It is easy for those of us who live in the U.S. to see Bitcoin, and altcoins in general, only through the prism of the U.S. Dollar. The Dollar is, after all, still the world’s reserve currency, and is what most regard as “real” money. It could be, though, that the real value and potential of Bitcoin is to be found elsewhere, in developing countries and among the billions of people who currently don’t have access to banking services that we take for granted.
There have always been people who distrust their own currency and banking system, even in developed countries where the official exchange medium has a history of relative soundness; “gold bugs” are nothing new. That position is understandable following the events of 2007-8, but most observers would probably consider it an extreme one. Those who have not lived with the luxury of a major currency, however, have many more reasons to embrace alternatives.
Taken as a whole, governments in developing counties hardly have a reputation for fiscal and monetary responsibility. Moreover, even when the best efforts are made, the value of currencies in Third World countries is always in the hands of the market. Central banks in such countries are simply not powerful enough to impose their will on a foreign exchange market that has a daily turnover of over $350 billion, and extreme volatility is always too close for comfort. For people who have lived every day in that situation, the volatility of Bitcoin against major currencies is not that worrying. It is certainly not enough to outweigh the many advantages.
Even those who cannot seem to get their heads around the basic concept of a virtual currency can easily understand the point of the blockchain as a payment system. However, the ability to transfer funds instantly at minimal cost may seem like a marginal advantage over existing payment systems to some people who are comfortable with the existing banking and payment infrastructure in the developed world. To somebody who has been denied access to those systems for most of their life, though, it is revolutionary.
For a person in the Third World of an entrepreneurial bent, Bitcoin and the blockchain solve two basic problems. Firstly, compared to their own currency, Bitcoin offers the possibility of building wealth insulated from the corrosive effects of inflation. Right now, given the dramatic popping bubble that we have seen in BTC, that possibility looks remote. It will, however, take only a relatively short period of stability to make the currency more attractive than many local options. Now that we are back to roughly pre-bubble levels, that is a distinct possibility.
What the blockchain offers, on the other hand, is the chance to participate in commerce, either at a national or even international level. In order to do so, it is not necessary to have a bank account, just a phone. As strange as it would have seemed just a few years ago, that is something that the majority of people have, even in the poorest of countries. There are, of course, some mobile micro banking systems available to those people, but when both traditional and alternative systems are considered side by side and without one having the advantage of familiarity, the speed and low cost of transacting in Bitcoin looks like a much bigger advantage. We are creatures of habit, so starting with a new technology often makes more sense than switching to it.
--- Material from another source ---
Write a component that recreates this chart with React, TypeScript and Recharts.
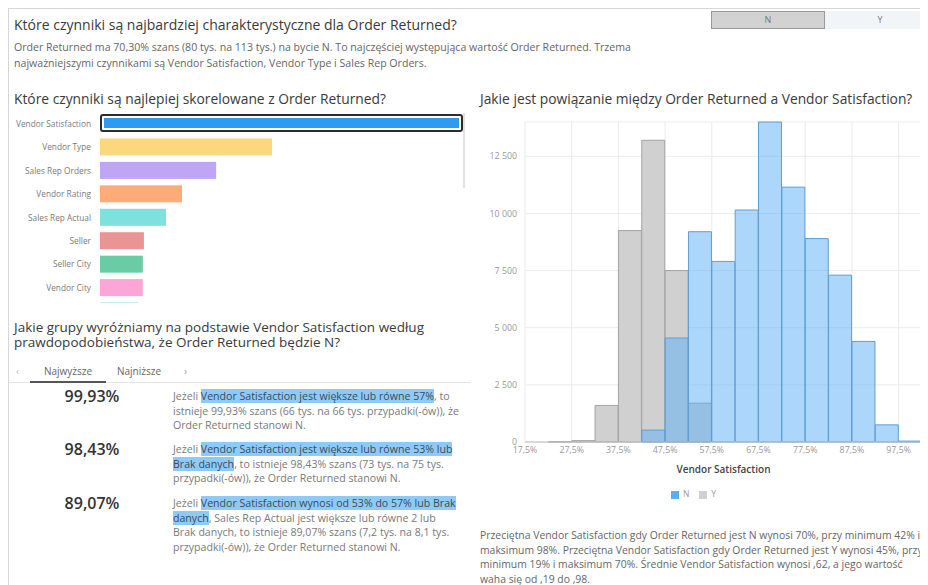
import { BarChart, Bar, Cell, XAxis, YAxis, CartesianGrid, Legend } from 'recharts'

const factorNames = ['Vendor Satisfaction', 'Vendor Type', 'Sales Rep Orders', 'Vendor Rating', 'Sales Rep Actual', 'Seller', 'Seller City', 'Vendor City', 'Sales Rep']
const factorScores = [1, 0.474, 0.32, 0.226, 0.182, 0.121, 0.118, 0.118, 0.105]
const factorColors = ['#2e9bf0', '#fbd87c', '#bfa5f6', '#fdac79', '#7ee1dd', '#e89594', '#6acca4', '#fba6d6', '#7fd4ea']

const binStarts = [17.5, 22.5, 27.5, 32.5, 37.5, 42.5, 47.5, 52.5, 57.5, 62.5, 67.5, 72.5, 77.5, 82.5, 87.5, 92.5, 97.5]
const nCounts = [0, 0, 0, 0, 0, 520, 4550, 9200, 7900, 10150, 14000, 11150, 8900, 7300, 4400, 750, 40]
const yCounts = [0, 10, 60, 1600, 9250, 13200, 7500, 1700, 0, 0, 0, 0, 0, 0, 0, 0, 0]
const xTicks = [17.5, 27.5, 37.5, 47.5, 57.5, 67.5, 77.5, 87.5, 97.5]
const yTicks = [0, 2500, 5000, 7500, 10000, 12500]

const factorData = factorNames.map((name, i) => ({ name, score: factorScores[i] }))
const histData = binStarts.map((bin, i) => ({ bin, N: nCounts[i], Y: yCounts[i] }))

const FONT = '"Segoe UI", "Open Sans", sans-serif'

const fmtThousands = (v: number) => String(v).replace(/\B(?=(\d{3})+(?!\d))/g, ' ')
const fmtPct = (v: number) => v.toFixed(1).replace('.', ',') + '%'

function FactorBar(props: any) {
  const { x, y, width, height, fill, index } = props
  if (index === 0) {
    return (
      <g>
        <rect x={x + 1} y={y} width={width - 2} height={height - 1} rx={2} fill="none" stroke="#2b2b2b" strokeWidth={2} />
        <rect x={x + 4} y={y + 3} width={width - 8} height={height - 7} fill={fill} />
      </g>
    )
  }
  return <rect x={x} y={y} width={width} height={height} fill={fill} />
}

function FactorTick({ x, y, payload }: any) {
  return (
    <text x={x} y={y} dy={3} textAnchor="end" fontSize={8.3} fill="#7a7a7a" fontFamily={FONT}>
      {payload.value}
    </text>
  )
}

const hl = { background: '#8fcaf7', color: '#3a4a5a' }

function Rule({ pct, top, children }: { pct: string; top: number; children: any }) {
  return (
    <div style={{ position: 'absolute', left: 0, top, width: 470 }}>
      <div style={{ position: 'absolute', left: 43, top: -4, width: 80, textAlign: 'center', fontSize: 16, fontWeight: 600, color: '#333' }}>{pct}</div>
      <div style={{ position: 'absolute', left: 164, top: 0, width: 300, fontSize: 10.6, lineHeight: '14.5px', color: '#7a7a7a', whiteSpace: 'nowrap' }}>{children}</div>
    </div>
  )
}

export default function App() {
  return (
    <div style={{ position: 'relative', width: 920, height: 577, overflow: 'hidden', fontFamily: FONT, borderTop: '1px solid #d6d6d6', borderLeft: '1px solid #d6d6d6', boxSizing: 'border-box', background: '#fff' }}>
      {/* header */}
      <div style={{ position: 'absolute', left: 5, top: 6, fontSize: 14, color: '#3a3a3a', whiteSpace: 'nowrap' }}>
        Które czynniki są najbardziej charakterystyczne dla Order Returned?
      </div>
      <div style={{ position: 'absolute', left: 5, top: 30, fontSize: 10.6, lineHeight: '16px', color: '#666', whiteSpace: 'nowrap' }}>
        Order Returned ma 70,30% szans (80 tys. na 113 tys.) na bycie N. To najczęściej występująca wartość Order Returned. Trzema
        <br />
        najważniejszymi czynnikami są Vendor Satisfaction, Vendor Type i Sales Rep Orders.
      </div>
      <div style={{ position: 'absolute', left: 702, top: 2, width: 112, height: 16, background: '#d2d2d2', border: '1px solid #999', fontSize: 9, color: '#777', textAlign: 'center', lineHeight: '16px' }}>N</div>
      <div style={{ position: 'absolute', left: 816, top: 2, width: 110, height: 18, background: '#f2f5f8', fontSize: 9, color: '#777', textAlign: 'center', lineHeight: '18px' }}>Y</div>

      {/* factors */}
      <div style={{ position: 'absolute', left: 5, top: 80, fontSize: 13.8, color: '#3a3a3a', whiteSpace: 'nowrap' }}>
        Które czynniki są najlepiej skorelowane z Order Returned?
      </div>
      <div style={{ position: 'absolute', left: -1, top: 103, width: 470, height: 191, overflow: 'hidden' }}>
        <BarChart layout="vertical" width={462} height={211} data={factorData} margin={{ top: 0, right: 7, left: 0, bottom: 0 }} barCategoryGap={3}>
          <XAxis type="number" hide domain={[0, 1]} />
          <YAxis type="category" dataKey="name" width={92} tickLine={false} axisLine={false} tickMargin={3} interval={0} tick={<FactorTick />} />
          <Bar dataKey="score" isAnimationActive={false} shape={FactorBar}>
            {factorData.map((d, i) => (
              <Cell key={d.name} fill={factorColors[i]} />
            ))}
          </Bar>
        </BarChart>
      </div>
      <div style={{ position: 'absolute', left: 454, top: 104, width: 2, height: 75, background: '#e2e2e2' }} />

      {/* groups */}
      <div style={{ position: 'absolute', left: 5, top: 311, fontSize: 13.5, lineHeight: '15px', color: '#3a3a3a', whiteSpace: 'nowrap' }}>
        Jakie grupy wyróżniamy na podstawie Vendor Satisfaction według
        <br />
        prawdopodobieństwa, że Order Returned będzie N?
      </div>
      <div style={{ position: 'absolute', left: 0, top: 354, width: 462, height: 19, borderBottom: '1px solid #e4e4e4', fontSize: 10, color: '#666' }}>
        <span style={{ position: 'absolute', left: 7, top: 1, color: '#bbb' }}>‹</span>
        <span style={{ position: 'absolute', left: 21, top: 1, width: 76, textAlign: 'center', height: 17, borderBottom: '2px solid #555' }}>Najwyższe</span>
        <span style={{ position: 'absolute', left: 108, top: 1 }}>Najniższe</span>
        <span style={{ position: 'absolute', left: 175, top: 1, color: '#999' }}>›</span>
      </div>
      <Rule pct="99,93%" top={380}>
        Jeżeli <span style={hl}>Vendor Satisfaction jest większe lub równe 57%</span>, to
        <br />
        istnieje 99,93% szans (66 tys. na 66 tys. przypadki(-ów)), że
        <br />
        Order Returned stanowi N.
      </Rule>
      <Rule pct="98,43%" top={433}>
        Jeżeli <span style={hl}>Vendor Satisfaction jest większe lub równe 53% lub</span>
        <br />
        <span style={hl}>Brak danych</span>, to istnieje 98,43% szans (73 tys. na 75 tys.
        <br />
        przypadki(-ów)), że Order Returned stanowi N.
      </Rule>
      <Rule pct="89,07%" top={487}>
        Jeżeli <span style={hl}>Vendor Satisfaction wynosi od 53% do 57% lub Brak</span>
        <br />
        <span style={hl}>danych</span>, Sales Rep Actual jest większe lub równe 2 lub
        <br />
        Brak danych, to istnieje 89,07% szans (7,2 tys. na 8,1 tys.
        <br />
        przypadki(-ów)), że Order Returned stanowi N.
      </Rule>

      {/* histogram */}
      <div style={{ position: 'absolute', left: 471, top: 80, fontSize: 13.8, color: '#3a3a3a', whiteSpace: 'nowrap' }}>
        Jakie jest powiązanie między Order Returned a Vendor Satisfaction?
      </div>
      <div style={{ position: 'absolute', left: 461, top: 101 }}>
        <BarChart width={458} height={393} data={histData} margin={{ top: 12, right: 6, left: 5, bottom: 4 }} barCategoryGap={0}>
          <CartesianGrid xAxisId="num" stroke="#ebebeb" />
          <XAxis
            xAxisId="num"
            type="number"
            dataKey="bin"
            domain={[17.5, 102.5]}
            allowDataOverflow
            ticks={xTicks}
            interval={0}
            tickFormatter={fmtPct}
            tickLine={false}
            tickSize={3}
            axisLine={{ stroke: '#bdbdbd' }}
            tick={{ fontSize: 8.8, fill: '#999', fontFamily: FONT }}
            height={46}
            label={{ value: 'Vendor Satisfaction', position: 'insideBottom', offset: 15, style: { fontSize: 10, fontWeight: 600, fill: '#444', fontFamily: FONT } }}
          />
          <XAxis xAxisId="y" dataKey="bin" hide height={0} />
          <XAxis xAxisId="n" dataKey="bin" hide height={0} />
          <YAxis
            domain={[0, 14000]}
            ticks={yTicks}
            tickFormatter={fmtThousands}
            axisLine={false}
            tickLine={false}
            width={50}
            tick={{ fontSize: 8.8, fill: '#999', fontFamily: FONT }}
          />
          <Legend
            verticalAlign="bottom"
            align="center"
            iconType="square"
            iconSize={8}
            wrapperStyle={{ fontSize: 8.5, fontFamily: FONT }}
            formatter={(v: string) => <span style={{ color: '#999' }}>{v}</span>}
          />
          <Bar xAxisId="y" dataKey="Y" name="Y" fill="#d0d0d0" stroke="#a3a3a3" strokeWidth={1} isAnimationActive={false} />
          <Bar xAxisId="n" dataKey="N" name="N" fill="#5aaef5" fillOpacity={0.5} stroke="#5f9fd4" strokeWidth={1} isAnimationActive={false} />
        </BarChart>
      </div>
      <div style={{ position: 'absolute', left: 471, top: 519, fontSize: 10.4, lineHeight: '14.5px', color: '#666', whiteSpace: 'nowrap' }}>
        Przeciętna Vendor Satisfaction gdy Order Returned jest N wynosi 70%, przy minimum 42% i
        <br />
        maksimum 98%. Przeciętna Vendor Satisfaction gdy Order Returned jest Y wynosi 45%, przy
        <br />
        minimum 19% i maksimum 70%. Średnie Vendor Satisfaction wynosi ,62, a jego wartość
        <br />
        waha się od ,19 do ,98.
      </div>
    </div>
  )
}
The world of Bitcoin is prone to hyperbole. Supporters have a vision of there someday being only one global currency, resulting in the destruction of the existing order in banking. Opponents apparently see some scam or inherent evil in BTC and anticipate it self-destructing in short order. As is often the case in polarized debates, the truth is probably at neither extreme. There is no reason that Bitcoin cannot exist parallel to the current systems, offering a real alternative. When and if that situation is realized, it is the adoption of Bitcoin, or some future version of it, by entrepreneurs in the Third World that will fundamentally change lives and be truly revolutionary.